Short exercise: Skip the pictures and extract all of the lines exactly as written.
# # # #
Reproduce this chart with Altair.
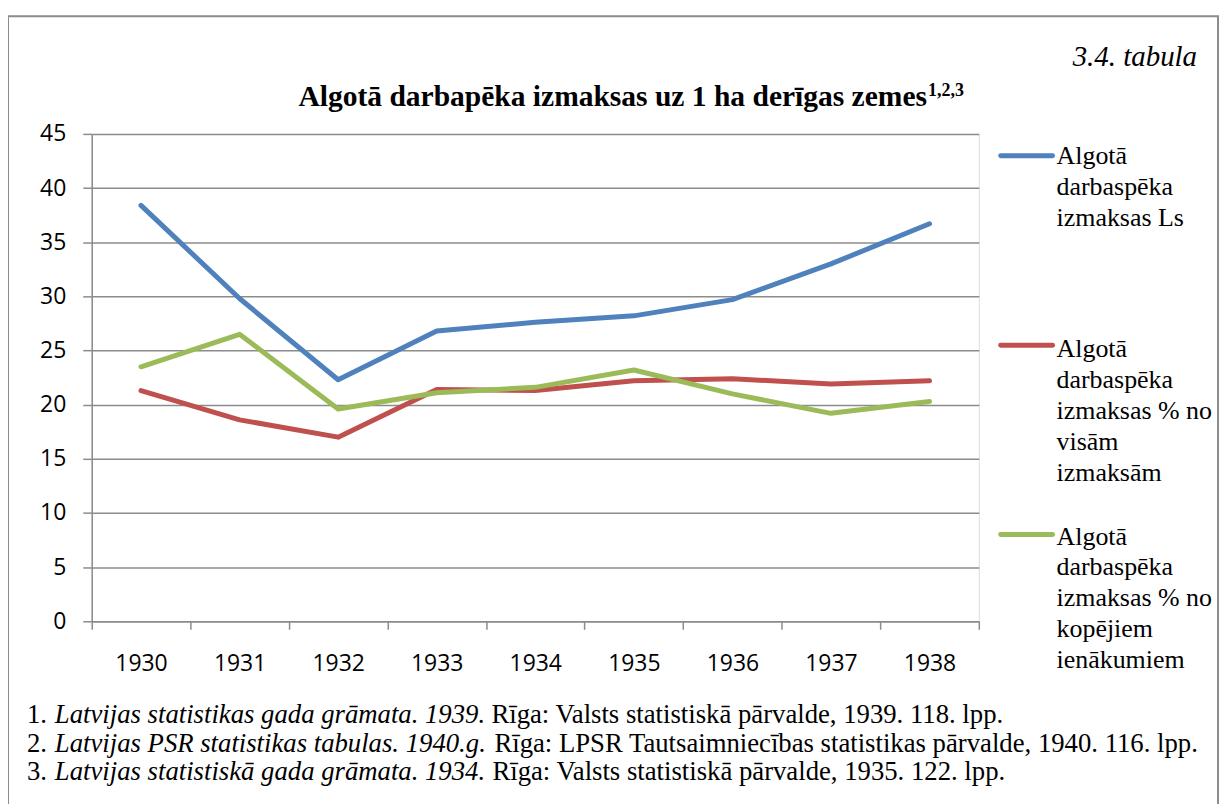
import altair as alt
import pandas as pd

years = ["1930", "1931", "1932", "1933", "1934", "1935", "1936", "1937", "1938"]
cost_ls = [38.4, 29.8, 22.3, 26.8, 27.6, 28.2, 29.7, 33.0, 36.7]
pct_costs = [21.3, 18.6, 17.0, 21.4, 21.3, 22.2, 22.4, 21.9, 22.2]
pct_income = [23.5, 26.5, 19.6, 21.1, 21.6, 23.2, 21.0, 19.2, 20.3]

series_names = [
    "Algotā darbaspēka izmaksas Ls",
    "Algotā darbaspēka izmaksas % no visām izmaksām",
    "Algotā darbaspēka izmaksas % no kopējiem ienākumiem",
]
legend_labels = [
    "Algotā\ndarbaspēka\nizmaksas Ls",
    "Algotā\ndarbaspēka\nizmaksas % no\nvisām\nizmaksām",
    "Algotā\ndarbaspēka\nizmaksas % no\nkopējiem\nienākumiem",
]
colors = ["#4f81bd", "#c0504d", "#9bbb59"]
y_ticks = [0, 5, 10, 15, 20, 25, 30, 35, 40, 45]

title_text = "Algotā darbapēka izmaksas uz 1 ha derīgas zemes"
title_sup = "1,2,3"
table_label = "3.4. tabula"
foot_nums = ["1.", "2.", "3."]
foot_italic = [
    "Latvijas statistikas gada grāmata. 1939.",
    "Latvijas PSR statistikas tabulas. 1940.g.",
    "Latvijas statistiskā gada grāmata. 1934.",
]
foot_rest = [
    "Rīga: Valsts statistiskā pārvalde, 1939. 118. lpp.",
    "Rīga: LPSR Tautsaimniecības statistikas pārvalde, 1940. 116. lpp.",
    "Rīga: Valsts statistiskā pārvalde, 1935. 122. lpp.",
]

GRID = "#8c8c8c"
SERIF = "'Liberation Serif', 'Times New Roman', 'DejaVu Serif', serif"
W, H = 890, 489

all_values = [cost_ls, pct_costs, pct_income]

x_enc = alt.X(
    "year:O",
    scale=alt.Scale(type="band", paddingInner=0, paddingOuter=0, domain=years),
    axis=alt.Axis(
        title=None, labelAngle=0, tickBand="extent", grid=False, tickSize=8,
        labelPadding=23, labelFont="Open Sans", labelFontSize=23, labelColor="black",
        domainColor=GRID, tickColor=GRID, domainWidth=1.5, tickWidth=1.5,
    ),
)
y_enc = alt.Y(
    "value:Q",
    scale=alt.Scale(domain=[0, 45], nice=False),
    axis=alt.Axis(
        title=None, values=y_ticks, grid=True, tickSize=9, labelPadding=17,
        labelFont="Open Sans", labelFontSize=23, labelColor="black",
        domainColor=GRID, tickColor=GRID, gridColor=GRID,
        domainWidth=1.5, tickWidth=1.5, gridWidth=1.5,
    ),
)

layers = []
for name, vals, col in zip(series_names, all_values, colors):
    df = pd.DataFrame({"year": years, "value": vals, "series": name})
    layers.append(
        alt.Chart(df).mark_line(strokeWidth=5, strokeCap="round", strokeJoin="round", color=col)
        .encode(x=x_enc, y=y_enc)
    )

# frame around the figure
frame = alt.Chart(pd.DataFrame({"a": [0]})).mark_rect(
    fillOpacity=0, stroke=GRID, strokeWidth=2
).encode(x=alt.value(-84), x2=alt.value(1130), y=alt.value(-118), y2=alt.value(760))

# title + superscript
title = alt.Chart(pd.DataFrame({"t": [title_text]})).mark_text(
    font=SERIF, fontWeight="bold", fontSize=29.6, align="right",
    baseline="alphabetic", color="black"
).encode(x=alt.value(838), y=alt.value(-28), text="t:N")
sup = alt.Chart(pd.DataFrame({"t": [title_sup]})).mark_text(
    font=SERIF, fontWeight="bold", fontSize=18, align="left",
    baseline="alphabetic", color="black"
).encode(x=alt.value(839), y=alt.value(-38), text="t:N")
tab = alt.Chart(pd.DataFrame({"t": [table_label]})).mark_text(
    font=SERIF, fontStyle="italic", fontSize=29, align="right",
    baseline="alphabetic", color="black"
).encode(x=alt.value(1109), y=alt.value(-68), text="t:N")

# legend
leg_sym_y = [22, 212, 402]
leg_txt_y = [30, 224, 412]
leg_layers = []
for lab, col, sy, ty in zip(legend_labels, colors, leg_sym_y, leg_txt_y):
    d = pd.DataFrame({"t": [lab]})
    leg_layers.append(
        alt.Chart(d).mark_rule(strokeWidth=5, strokeCap="round", color=col)
        .encode(x=alt.value(912), x2=alt.value(964), y=alt.value(sy))
    )
    leg_layers.append(
        alt.Chart(d).mark_text(
            font=SERIF, fontSize=26, align="left", baseline="alphabetic",
            lineBreak="\n", lineHeight=31, color="black"
        ).encode(x=alt.value(968), y=alt.value(ty), text="t:N")
    )

# footnotes
foot_y = [591, 620, 648]
foot_tail_x = [401, 404, 402]
foot_layers = []
for num, ital, rest, fy, fx in zip(foot_nums, foot_italic, foot_rest, foot_y, foot_tail_x):
    foot_layers.append(
        alt.Chart(pd.DataFrame({"t": [num]})).mark_text(
            font=SERIF, fontSize=26.8, align="left", baseline="alphabetic", color="black"
        ).encode(x=alt.value(-65), y=alt.value(fy), text="t:N")
    )
    foot_layers.append(
        alt.Chart(pd.DataFrame({"t": [ital]})).mark_text(
            font=SERIF, fontStyle="italic", fontSize=26.8, align="left",
            baseline="alphabetic", color="black"
        ).encode(x=alt.value(-37), y=alt.value(fy), text="t:N")
    )
    foot_layers.append(
        alt.Chart(pd.DataFrame({"t": [rest]})).mark_text(
            font=SERIF, fontSize=26.8, align="left", baseline="alphabetic", color="black"
        ).encode(x=alt.value(fx), y=alt.value(fy), text="t:N")
    )

chart = alt.layer(
    frame, *layers, title, sup, tab, *leg_layers, *foot_layers
).properties(
    width=W, height=H,
    padding={"left": 84, "top": 125, "right": 244, "bottom": 182},
    autosize=alt.AutoSizeParams(type="none"),
).configure_view(stroke=None).configure(background="white")

chart.save("out.html", embed_options={"renderer": "svg", "actions": False})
# # # #
The output:
Reproduce this chart with Altair.
import altair as alt
import pandas as pd

years = ["1930", "1931", "1932", "1933", "1934", "1935", "1936", "1937", "1938"]
cost_ls = [38.4, 29.8, 22.3, 26.8, 27.6, 28.2, 29.7, 33.0, 36.7]
pct_costs = [21.3, 18.6, 17.0, 21.4, 21.3, 22.2, 22.4, 21.9, 22.2]
pct_income = [23.5, 26.5, 19.6, 21.1, 21.6, 23.2, 21.0, 19.2, 20.3]

series_names = [
    "Algotā darbaspēka izmaksas Ls",
    "Algotā darbaspēka izmaksas % no visām izmaksām",
    "Algotā darbaspēka izmaksas % no kopējiem ienākumiem",
]
legend_labels = [
    "Algotā\ndarbaspēka\nizmaksas Ls",
    "Algotā\ndarbaspēka\nizmaksas % no\nvisām\nizmaksām",
    "Algotā\ndarbaspēka\nizmaksas % no\nkopējiem\nienākumiem",
]
colors = ["#4f81bd", "#c0504d", "#9bbb59"]
y_ticks = [0, 5, 10, 15, 20, 25, 30, 35, 40, 45]

title_text = "Algotā darbapēka izmaksas uz 1 ha derīgas zemes"
title_sup = "1,2,3"
table_label = "3.4. tabula"
foot_nums = ["1.", "2.", "3."]
foot_italic = [
    "Latvijas statistikas gada grāmata. 1939.",
    "Latvijas PSR statistikas tabulas. 1940.g.",
    "Latvijas statistiskā gada grāmata. 1934.",
]
foot_rest = [
    "Rīga: Valsts statistiskā pārvalde, 1939. 118. lpp.",
    "Rīga: LPSR Tautsaimniecības statistikas pārvalde, 1940. 116. lpp.",
    "Rīga: Valsts statistiskā pārvalde, 1935. 122. lpp.",
]

GRID = "#8c8c8c"
SERIF = "'Liberation Serif', 'Times New Roman', 'DejaVu Serif', serif"
W, H = 890, 489

all_values = [cost_ls, pct_costs, pct_income]

x_enc = alt.X(
    "year:O",
    scale=alt.Scale(type="band", paddingInner=0, paddingOuter=0, domain=years),
    axis=alt.Axis(
        title=None, labelAngle=0, tickBand="extent", grid=False, tickSize=8,
        labelPadding=23, labelFont="Open Sans", labelFontSize=23, labelColor="black",
        domainColor=GRID, tickColor=GRID, domainWidth=1.5, tickWidth=1.5,
    ),
)
y_enc = alt.Y(
    "value:Q",
    scale=alt.Scale(domain=[0, 45], nice=False),
    axis=alt.Axis(
        title=None, values=y_ticks, grid=True, tickSize=9, labelPadding=17,
        labelFont="Open Sans", labelFontSize=23, labelColor="black",
        domainColor=GRID, tickColor=GRID, gridColor=GRID,
        domainWidth=1.5, tickWidth=1.5, gridWidth=1.5,
    ),
)

layers = []
for name, vals, col in zip(series_names, all_values, colors):
    df = pd.DataFrame({"year": years, "value": vals, "series": name})
    layers.append(
        alt.Chart(df).mark_line(strokeWidth=5, strokeCap="round", strokeJoin="round", color=col)
        .encode(x=x_enc, y=y_enc)
    )

# frame around the figure
frame = alt.Chart(pd.DataFrame({"a": [0]})).mark_rect(
    fillOpacity=0, stroke=GRID, strokeWidth=2
).encode(x=alt.value(-84), x2=alt.value(1130), y=alt.value(-118), y2=alt.value(760))

# title + superscript
title = alt.Chart(pd.DataFrame({"t": [title_text]})).mark_text(
    font=SERIF, fontWeight="bold", fontSize=29.6, align="right",
    baseline="alphabetic", color="black"
).encode(x=alt.value(838), y=alt.value(-28), text="t:N")
sup = alt.Chart(pd.DataFrame({"t": [title_sup]})).mark_text(
    font=SERIF, fontWeight="bold", fontSize=18, align="left",
    baseline="alphabetic", color="black"
).encode(x=alt.value(839), y=alt.value(-38), text="t:N")
tab = alt.Chart(pd.DataFrame({"t": [table_label]})).mark_text(
    font=SERIF, fontStyle="italic", fontSize=29, align="right",
    baseline="alphabetic", color="black"
).encode(x=alt.value(1109), y=alt.value(-68), text="t:N")

# legend
leg_sym_y = [22, 212, 402]
leg_txt_y = [30, 224, 412]
leg_layers = []
for lab, col, sy, ty in zip(legend_labels, colors, leg_sym_y, leg_txt_y):
    d = pd.DataFrame({"t": [lab]})
    leg_layers.append(
        alt.Chart(d).mark_rule(strokeWidth=5, strokeCap="round", color=col)
        .encode(x=alt.value(912), x2=alt.value(964), y=alt.value(sy))
    )
    leg_layers.append(
        alt.Chart(d).mark_text(
            font=SERIF, fontSize=26, align="left", baseline="alphabetic",
            lineBreak="\n", lineHeight=31, color="black"
        ).encode(x=alt.value(968), y=alt.value(ty), text="t:N")
    )

# footnotes
foot_y = [591, 620, 648]
foot_tail_x = [401, 404, 402]
foot_layers = []
for num, ital, rest, fy, fx in zip(foot_nums, foot_italic, foot_rest, foot_y, foot_tail_x):
    foot_layers.append(
        alt.Chart(pd.DataFrame({"t": [num]})).mark_text(
            font=SERIF, fontSize=26.8, align="left", baseline="alphabetic", color="black"
        ).encode(x=alt.value(-65), y=alt.value(fy), text="t:N")
    )
    foot_layers.append(
        alt.Chart(pd.DataFrame({"t": [ital]})).mark_text(
            font=SERIF, fontStyle="italic", fontSize=26.8, align="left",
            baseline="alphabetic", color="black"
        ).encode(x=alt.value(-37), y=alt.value(fy), text="t:N")
    )
    foot_layers.append(
        alt.Chart(pd.DataFrame({"t": [rest]})).mark_text(
            font=SERIF, fontSize=26.8, align="left", baseline="alphabetic", color="black"
        ).encode(x=alt.value(fx), y=alt.value(fy), text="t:N")
    )

chart = alt.layer(
    frame, *layers, title, sup, tab, *leg_layers, *foot_layers
).properties(
    width=W, height=H,
    padding={"left": 84, "top": 125, "right": 244, "bottom": 182},
    autosize=alt.AutoSizeParams(type="none"),
).configure_view(stroke=None).configure(background="white")

chart.save("out.html", embed_options={"renderer": "svg", "actions": False})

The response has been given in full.